Data excerpt:
━━━━━━━━
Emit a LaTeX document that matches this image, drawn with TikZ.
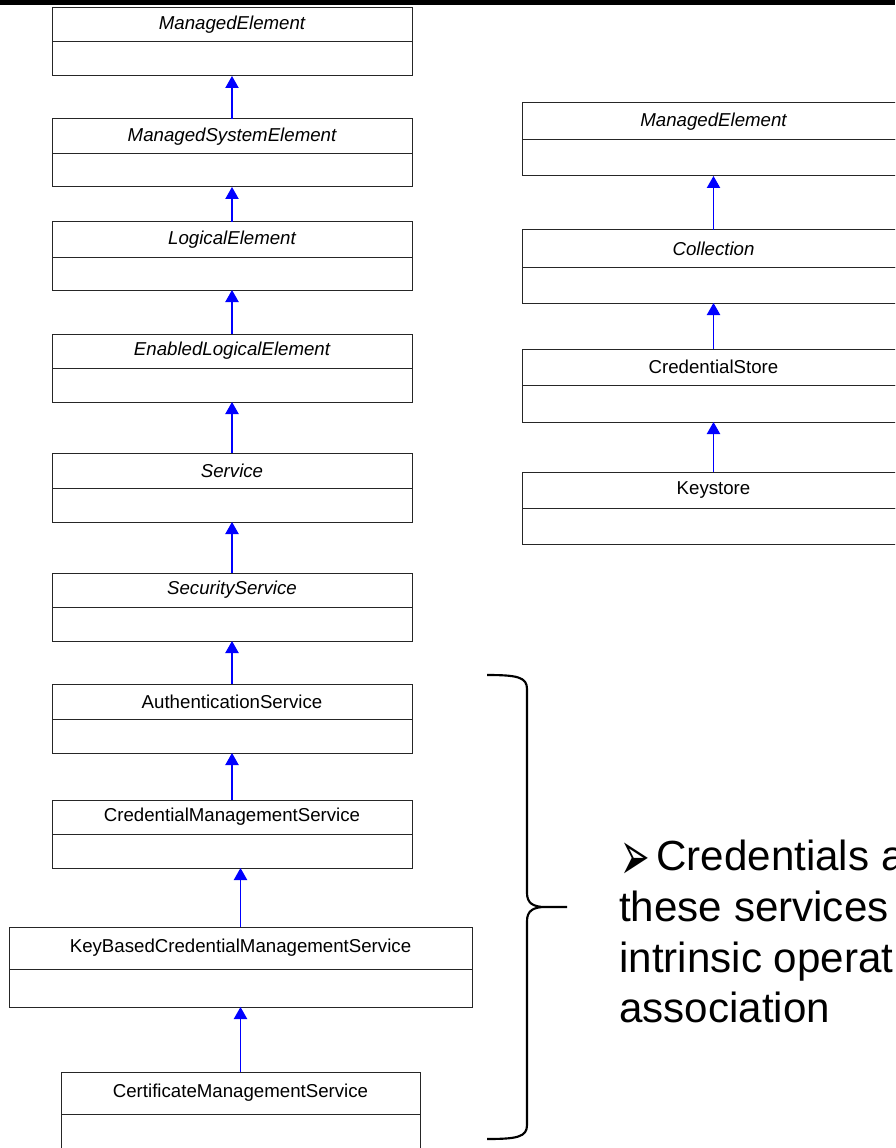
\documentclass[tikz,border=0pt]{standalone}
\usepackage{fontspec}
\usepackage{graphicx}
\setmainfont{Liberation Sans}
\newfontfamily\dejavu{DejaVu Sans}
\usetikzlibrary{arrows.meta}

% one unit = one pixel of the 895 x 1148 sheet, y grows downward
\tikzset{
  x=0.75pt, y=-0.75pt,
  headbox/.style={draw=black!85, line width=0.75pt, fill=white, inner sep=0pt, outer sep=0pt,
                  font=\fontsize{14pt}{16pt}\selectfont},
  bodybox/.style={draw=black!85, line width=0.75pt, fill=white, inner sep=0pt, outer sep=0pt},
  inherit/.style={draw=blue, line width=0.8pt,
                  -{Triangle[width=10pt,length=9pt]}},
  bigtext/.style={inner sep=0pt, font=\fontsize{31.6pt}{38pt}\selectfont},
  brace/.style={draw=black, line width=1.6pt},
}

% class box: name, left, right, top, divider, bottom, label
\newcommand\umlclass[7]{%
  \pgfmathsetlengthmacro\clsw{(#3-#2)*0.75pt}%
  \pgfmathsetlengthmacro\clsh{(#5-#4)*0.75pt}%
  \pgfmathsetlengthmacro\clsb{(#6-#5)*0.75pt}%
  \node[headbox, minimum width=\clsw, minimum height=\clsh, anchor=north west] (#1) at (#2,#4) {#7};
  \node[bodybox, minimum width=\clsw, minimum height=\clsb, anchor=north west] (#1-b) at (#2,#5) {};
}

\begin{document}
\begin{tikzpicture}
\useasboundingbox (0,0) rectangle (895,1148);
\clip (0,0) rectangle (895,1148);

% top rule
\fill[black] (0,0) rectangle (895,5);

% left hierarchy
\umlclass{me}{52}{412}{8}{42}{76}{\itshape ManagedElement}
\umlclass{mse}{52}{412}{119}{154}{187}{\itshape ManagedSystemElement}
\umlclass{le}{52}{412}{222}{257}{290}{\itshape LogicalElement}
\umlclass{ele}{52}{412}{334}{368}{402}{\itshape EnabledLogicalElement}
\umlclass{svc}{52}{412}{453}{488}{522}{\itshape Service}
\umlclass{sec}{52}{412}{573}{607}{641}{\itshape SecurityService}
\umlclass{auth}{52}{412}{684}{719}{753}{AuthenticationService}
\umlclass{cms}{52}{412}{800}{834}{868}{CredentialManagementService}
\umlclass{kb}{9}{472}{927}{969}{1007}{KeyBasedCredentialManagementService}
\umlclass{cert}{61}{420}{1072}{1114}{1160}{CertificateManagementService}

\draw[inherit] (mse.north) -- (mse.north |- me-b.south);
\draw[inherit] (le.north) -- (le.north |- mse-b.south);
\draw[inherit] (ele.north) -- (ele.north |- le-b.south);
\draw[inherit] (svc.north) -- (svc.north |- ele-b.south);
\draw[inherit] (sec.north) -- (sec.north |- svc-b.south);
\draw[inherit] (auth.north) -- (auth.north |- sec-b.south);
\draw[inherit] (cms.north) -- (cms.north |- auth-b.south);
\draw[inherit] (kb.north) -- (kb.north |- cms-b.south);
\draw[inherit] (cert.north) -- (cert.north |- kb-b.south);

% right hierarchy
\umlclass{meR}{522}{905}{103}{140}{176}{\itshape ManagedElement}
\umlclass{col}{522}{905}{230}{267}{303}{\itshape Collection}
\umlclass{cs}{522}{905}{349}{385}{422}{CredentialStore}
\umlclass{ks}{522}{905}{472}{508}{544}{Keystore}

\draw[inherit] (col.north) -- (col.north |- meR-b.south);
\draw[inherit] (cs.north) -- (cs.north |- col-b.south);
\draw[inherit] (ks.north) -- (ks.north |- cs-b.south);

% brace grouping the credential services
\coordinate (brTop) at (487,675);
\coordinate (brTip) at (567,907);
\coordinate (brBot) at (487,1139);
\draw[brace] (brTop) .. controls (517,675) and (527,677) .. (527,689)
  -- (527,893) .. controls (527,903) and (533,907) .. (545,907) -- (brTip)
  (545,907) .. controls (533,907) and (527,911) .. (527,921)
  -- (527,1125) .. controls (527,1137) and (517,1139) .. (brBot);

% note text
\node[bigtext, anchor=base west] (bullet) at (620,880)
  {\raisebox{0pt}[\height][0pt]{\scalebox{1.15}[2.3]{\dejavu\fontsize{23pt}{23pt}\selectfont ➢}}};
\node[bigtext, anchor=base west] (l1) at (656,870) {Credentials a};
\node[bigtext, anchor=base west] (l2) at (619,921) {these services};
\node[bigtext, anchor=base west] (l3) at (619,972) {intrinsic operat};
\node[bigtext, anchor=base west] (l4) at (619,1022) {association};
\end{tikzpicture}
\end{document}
━━━━━━━━
Problem: Every line of the data above should be quoted exactly. Omit the pictures.

Result below:
Emit a LaTeX document that matches this image, drawn with TikZ.
\documentclass[tikz,border=0pt]{standalone}
\usepackage{fontspec}
\usepackage{graphicx}
\setmainfont{Liberation Sans}
\newfontfamily\dejavu{DejaVu Sans}
\usetikzlibrary{arrows.meta}

% one unit = one pixel of the 895 x 1148 sheet, y grows downward
\tikzset{
  x=0.75pt, y=-0.75pt,
  headbox/.style={draw=black!85, line width=0.75pt, fill=white, inner sep=0pt, outer sep=0pt,
                  font=\fontsize{14pt}{16pt}\selectfont},
  bodybox/.style={draw=black!85, line width=0.75pt, fill=white, inner sep=0pt, outer sep=0pt},
  inherit/.style={draw=blue, line width=0.8pt,
                  -{Triangle[width=10pt,length=9pt]}},
  bigtext/.style={inner sep=0pt, font=\fontsize{31.6pt}{38pt}\selectfont},
  brace/.style={draw=black, line width=1.6pt},
}

% class box: name, left, right, top, divider, bottom, label
\newcommand\umlclass[7]{%
  \pgfmathsetlengthmacro\clsw{(#3-#2)*0.75pt}%
  \pgfmathsetlengthmacro\clsh{(#5-#4)*0.75pt}%
  \pgfmathsetlengthmacro\clsb{(#6-#5)*0.75pt}%
  \node[headbox, minimum width=\clsw, minimum height=\clsh, anchor=north west] (#1) at (#2,#4) {#7};
  \node[bodybox, minimum width=\clsw, minimum height=\clsb, anchor=north west] (#1-b) at (#2,#5) {};
}

\begin{document}
\begin{tikzpicture}
\useasboundingbox (0,0) rectangle (895,1148);
\clip (0,0) rectangle (895,1148);

% top rule
\fill[black] (0,0) rectangle (895,5);

% left hierarchy
\umlclass{me}{52}{412}{8}{42}{76}{\itshape ManagedElement}
\umlclass{mse}{52}{412}{119}{154}{187}{\itshape ManagedSystemElement}
\umlclass{le}{52}{412}{222}{257}{290}{\itshape LogicalElement}
\umlclass{ele}{52}{412}{334}{368}{402}{\itshape EnabledLogicalElement}
\umlclass{svc}{52}{412}{453}{488}{522}{\itshape Service}
\umlclass{sec}{52}{412}{573}{607}{641}{\itshape SecurityService}
\umlclass{auth}{52}{412}{684}{719}{753}{AuthenticationService}
\umlclass{cms}{52}{412}{800}{834}{868}{CredentialManagementService}
\umlclass{kb}{9}{472}{927}{969}{1007}{KeyBasedCredentialManagementService}
\umlclass{cert}{61}{420}{1072}{1114}{1160}{CertificateManagementService}

\draw[inherit] (mse.north) -- (mse.north |- me-b.south);
\draw[inherit] (le.north) -- (le.north |- mse-b.south);
\draw[inherit] (ele.north) -- (ele.north |- le-b.south);
\draw[inherit] (svc.north) -- (svc.north |- ele-b.south);
\draw[inherit] (sec.north) -- (sec.north |- svc-b.south);
\draw[inherit] (auth.north) -- (auth.north |- sec-b.south);
\draw[inherit] (cms.north) -- (cms.north |- auth-b.south);
\draw[inherit] (kb.north) -- (kb.north |- cms-b.south);
\draw[inherit] (cert.north) -- (cert.north |- kb-b.south);

% right hierarchy
\umlclass{meR}{522}{905}{103}{140}{176}{\itshape ManagedElement}
\umlclass{col}{522}{905}{230}{267}{303}{\itshape Collection}
\umlclass{cs}{522}{905}{349}{385}{422}{CredentialStore}
\umlclass{ks}{522}{905}{472}{508}{544}{Keystore}

\draw[inherit] (col.north) -- (col.north |- meR-b.south);
\draw[inherit] (cs.north) -- (cs.north |- col-b.south);
\draw[inherit] (ks.north) -- (ks.north |- cs-b.south);

% brace grouping the credential services
\coordinate (brTop) at (487,675);
\coordinate (brTip) at (567,907);
\coordinate (brBot) at (487,1139);
\draw[brace] (brTop) .. controls (517,675) and (527,677) .. (527,689)
  -- (527,893) .. controls (527,903) and (533,907) .. (545,907) -- (brTip)
  (545,907) .. controls (533,907) and (527,911) .. (527,921)
  -- (527,1125) .. controls (527,1137) and (517,1139) .. (brBot);

% note text
\node[bigtext, anchor=base west] (bullet) at (620,880)
  {\raisebox{0pt}[\height][0pt]{\scalebox{1.15}[2.3]{\dejavu\fontsize{23pt}{23pt}\selectfont ➢}}};
\node[bigtext, anchor=base west] (l1) at (656,870) {Credentials a};
\node[bigtext, anchor=base west] (l2) at (619,921) {these services};
\node[bigtext, anchor=base west] (l3) at (619,972) {intrinsic operat};
\node[bigtext, anchor=base west] (l4) at (619,1022) {association};
\end{tikzpicture}
\end{document}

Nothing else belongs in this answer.